Terrible Old Games You’ve Probably Never Heard of – terrible games, terrific read

Bad video games have a habit of living in infamy these days. This is all down to the YouTube generation regularly wheeling out modern day duffers like Sonic 06, Big Rigs and Ride to Hell: Retribution so that they can be mocked, ridiculed and childishly cursed at.

Fellow YouTuber and actor Stuart Ashen – aka Ashens, the man who single-handedly made brown sofas fashionable again – is all too aware that the likes of the aforementioned have been covered extensively over the years, and as such has handpicked some lesser-known games to cast critical eyes upon.

DSCF8463

Home computer games from 1980-1995, specifically. Console games don’t get a look in, save for the inclusion of the Amiga CD32 pack-in Dangerous Streets. The CD32 was little more than an Amiga 1200 with a CD drive after all, Ashens argues. Violet Berlin also has a quick dig at the NES’s Castlevania II – a game with a translation so botched that the cryptic clues were beyond baffling – but that’s your lot for console games. Definitely don’t expect to find the pages filled with oddities from the SEGA and Nintendo 8-bit era. That said, the ZX Spectrum’s atrocious conversion of Out Run does get a mention.

Nineteen games feature in total, with formats like the Commodore 64 and ZX Spectrum most predominant. Several pages are dedicated to each game, complete with large screenshots, sprite rips and the occasional piece of eye-offending box art. To say that the book is packed to the rafters with information is slightly untrue, but the full-colour pages are laid out in an appealing enough fashion.

In a surprise twist [Potential spoiler] one of the games was created by Ashens himself back in 1996, using Amiga creation tool Amos. A shoddy single-screen shooter likened to arcade hit Virtua Cop, he wisely chose not to release Killjoy following the events of the Dunblane school massacre.

“Guru” Larry Bundy Jr. also provides a guest entry while Mr. Biffo, Ste Pickford and “bearded retrospective idiot” Menski were called upon for interviews, with Ste Pickford providing an eight page insight into the ‘80s development scene.

Ashen has clearly done his homework; the last few paragraphs for each entry often discuss what the developers created next, or were best known for. A separate boxout is used showcase review scores from the gaming press. Most of the games covered here were so terrible though that they were never sent out to the press to review, or were reviewed by just a single magazine.

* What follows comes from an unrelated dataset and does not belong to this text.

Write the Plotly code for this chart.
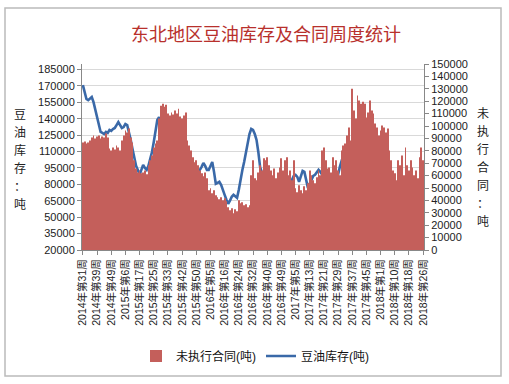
import plotly.graph_objects as go

W, H = 509, 384
L, R, T, B = 82, 85, 64, 134

# x tick labels (every 8th week shown)
tick_labels = ["2014年第31周", "2014年第39周", "2014年第49周", "2015年第6周", "2015年第17周",
               "2015年第25周", "2015年第33周", "2015年第42周", "2015年第50周", "2016年第5周",
               "2016年第16周", "2016年第24周", "2016年第32周", "2016年第40周", "2016年第49周",
               "2017年第5周", "2017年第13周", "2017年第21周", "2017年第29周", "2017年第37周",
               "2017年第45周", "2018年第1周", "2018年第10周", "2018年第18周", "2018年第26周"]
tick_step = 8

# 未执行合同 (吨) - right axis
contracts = [
    86700, 87500, 85900, 86700, 88300, 90700, 92300, 89900, 91500, 92300,
    89900, 91500, 90700, 94000, 90700, 81900, 80300, 82700, 81100, 84300,
    82700, 80300, 88300, 92300, 96400, 94800, 98000, 90700, 86700, 72300,
    65800, 62600, 64200, 61800, 62600, 64200, 61000, 68300, 72300, 76300,
    82700, 85900, 88300, 106000, 116400, 118000, 115600, 117200, 110000, 108400,
    110800, 109200, 112400, 110000, 114000, 107600, 106000, 108400, 110800, 88300,
    84300, 80300, 74700, 70700, 72300, 68300, 64200, 61800, 59400, 62600,
    57800, 48200, 49800, 45800, 48200, 44200, 42600, 41000, 42600, 40200,
    41800, 39300, 34500, 32100, 33700, 29700, 32900, 31300, 40200, 37700,
    38500, 36100, 36900, 34500, 36100, 60200, 72300, 57800, 56200, 62600,
    68300, 64200, 73900, 72300, 74700, 68300, 64200, 60200, 65800, 57800,
    62600, 66600, 73900, 64200, 72300, 74700, 60200, 64200, 56200, 72300,
    49800, 46600, 52200, 48200, 45800, 51400, 48200, 53800, 64200, 60200,
    56200, 53800, 58600, 64200, 60200, 80300, 82700, 72300, 65800, 66600,
    62600, 74700, 68300, 72300, 64200, 60200, 80300, 84300, 85900, 92300,
    98800, 88300, 130100, 112400, 106000, 124500, 120500, 118000, 119600, 118000,
    106800, 110800, 120500, 112400, 110000, 102000, 98800, 92300, 96400, 100400,
    98800, 94800, 98000, 80300, 72300, 64200, 61800, 56200, 72300, 68300,
    76300, 60200, 82700, 68300, 64200, 72300, 66600, 60200, 64200, 57800,
    74700, 82700, 72300]

# 豆油库存 (吨) - left axis
stock = [
    170700, 164300, 158000, 157000, 158900, 159800, 155200, 147900, 141500, 133300,
    127900, 127000, 126000, 127900, 127000, 129700, 128800, 130600, 131500, 134200,
    137000, 134200, 131500, 132400, 135200, 134200, 127900, 120600, 112400, 104200,
    96900, 93200, 88700, 93200, 97800, 95000, 93200, 96900, 102300, 109600,
    118700, 129700, 138800, 141500, 136100, 131500, 131500, 130600, 130600, 129700,
    124200, 118700, 116000, 115100, 114200, 113300, 110500, 113300, 114200, 106900,
    100500, 96000, 91400, 90500, 91400, 92300, 93200, 96000, 99600, 96900,
    93200, 93200, 96900, 100500, 91400, 80500, 81400, 82300, 79500, 74100,
    70400, 65900, 62200, 65000, 68600, 70400, 68600, 67700, 75000, 85900,
    93200, 100500, 109600, 117800, 126000, 130600, 129700, 126000, 120600, 109600,
    96000, 90500, 89600, 95000, 96000, 91400, 87700, 79500, 75900, 75000,
    73200, 70400, 69500, 72200, 75900, 78600, 80500, 81400, 84100, 87700,
    88700, 86800, 82300, 86800, 92300, 91400, 82300, 76800, 80500, 85000,
    87700, 88700, 90500, 93200, 91400, 88700, 86800, 85900, 85900, 84100,
    83200, 82300, 83200, 85900, 88700, 96000, 101400, 100500, 95000, 88700,
    84100, 81400, 78600, 76800, 80500, 85000, 86800, 88700, 88700, 87700,
    85900, 84100, 75000, 71300, 71300, 70400, 70400, 65900, 56700, 51300,
    46700, 43100, 41200, 39400, 38500, 36700, 35800, 36700, 35800, 34000,
    32100, 31200, 27600, 26700, 26700, 26700, 29400, 33000, 37600, 43100,
    49500, 58600, 65900]

left_title = ["豆", "油", "库", "存", "：", "吨"]
right_title = ["未", "执", "行", "合", "同", "：", "吨"]

idx = list(range(len(stock)))
tickvals = [i * tick_step for i in range(len(tick_labels))]

pw, ph = W - L - R, H - T - B
def px(x):
    return (x - L) / pw
def py(y):
    return (H - B - y) / ph

FONT = "Liberation Sans, Arial, Noto Sans CJK SC, sans-serif"

fig = go.Figure()
fig.add_trace(go.Bar(x=idx, y=contracts, name="未执行合同(吨)", yaxis="y2",
                     marker=dict(color="#C45F5B", line=dict(width=0))))
fig.add_trace(go.Scatter(x=idx, y=stock, name="豆油库存(吨)", mode="lines",
                         line=dict(color="#3A69A8", width=2.6)))

fig.update_layout(
    width=W, height=H, autosize=False,
    margin=dict(l=L, r=R, t=T, b=B),
    paper_bgcolor="white", plot_bgcolor="white",
    font=dict(family=FONT, size=11, color="#222"),
    bargap=0.55,
    showlegend=True,
    legend=dict(orientation="h", x=px(255), xanchor="center", y=py(356), yanchor="middle",
                font=dict(size=12, color="#111"), itemwidth=30, traceorder="normal"),
    xaxis=dict(range=[-0.5, len(idx) - 0.5], tickmode="array", tickvals=tickvals,
               ticktext=tick_labels, tickangle=-90, tickfont=dict(size=10.5, color="#222"),
               showgrid=False, showline=True, linecolor="#888", linewidth=1,
               ticks="outside", ticklen=4, tickcolor="#888", zeroline=False),
    yaxis=dict(range=[20000, 190000], tick0=20000, dtick=15000, showgrid=True,
               gridcolor="#D9D9D9", gridwidth=1, showline=True, linecolor="#888",
               ticks="outside", ticklen=4, tickcolor="#888", zeroline=False,
               tickfont=dict(size=11, color="#222"), tickformat="d"),
    yaxis2=dict(range=[0, 150000], dtick=10000, overlaying="y", side="right",
                showgrid=False, showline=True, linecolor="#888", ticks="outside",
                ticklen=4, tickcolor="#888", zeroline=False,
                tickfont=dict(size=11, color="#222"), tickformat="d"),
)

fig.add_annotation(text="东北地区豆油库存及合同周度统计", xref="paper", yref="paper",
                   x=px(266), y=py(33), showarrow=False, xanchor="center", yanchor="middle",
                   font=dict(size=18, color="#B8302C", family="Noto Sans CJK SC"))
for k, ch in enumerate(left_title):
    fig.add_annotation(text=ch, xref="paper", yref="paper", x=px(20), y=py(113 + 18 * k),
                       showarrow=False, xanchor="center", yanchor="middle",
                       font=dict(size=12, color="#222", family="Noto Sans CJK SC"))
for k, ch in enumerate(right_title):
    fig.add_annotation(text=ch, xref="paper", yref="paper", x=px(483), y=py(112 + 18 * k),
                       showarrow=False, xanchor="center", yanchor="middle",
                       font=dict(size=12, color="#222", family="Noto Sans CJK SC"))

# outer chart frame
fig.add_shape(type="rect", xref="paper", yref="paper", x0=px(5), x1=px(501), y0=py(376), y1=py(8),
              line=dict(color="#BBBBBB", width=1.5), fillcolor="rgba(0,0,0,0)", layer="below")

fig.write_html("out.html", config={"displayModeBar": False},
               post_script="document.body.style.margin='0';")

Still, the subject matter has obviously been researched as in cases where the developer(s) aren’t credited attempts have been made to track them down. Ashens firmly believes that Mastertronic’s notoriously duff Bionic Granny was in fact coded by David and Richard Darling prior to founding Codemasters.

DSCF8473

There’s much to admire here, including Ashen’s uncanny ability to describe each game so vividly that it’s possible to conjure up some very clear mental images. A few entries also have every frame of the main character’s animation laid out, just to further highlight how little effort went into them. The horse in equestrian sim Show-Jump [sic] had all of two frames of animation, would you believe.

Later in the book Ashen even goes beyond the call of duty by attempting to get the curiously named post-apocalyptic adventure SQIJ! in a playable state by amending the game’s code. Legend has it that the developer was so fed up with the publisher’s demands that he purposely gave them a broken and unfinished game. Rather than scrap it entirely upon receipt, publisher The Power House instead released it (twice!) regardless.

Terrible Old Games You’ve Probably Never Heard Of is an enjoyable read that’s humorously written. And keeping true to his word, the last section of the book is dedicated to those who helped fund the project via Unbound. Without the support of these people the book would have never happened.

We’re hoping that Ashen will be able to write about more terrible games in the future – he certainly has a knack of sniffing out choice titles from the depths of obscurity. Other YouTubers keen to ridicule gaming’s foulest should take note that a little bit of research goes a long way – something highly evident here.

‘Terrible Old Games You’ve Probably Never Heard Of’ by Stuart Ashen is out now in hardback and for Kindle, published by Unbound. RRP £9.99. Book purchased using our own supply of gold coins.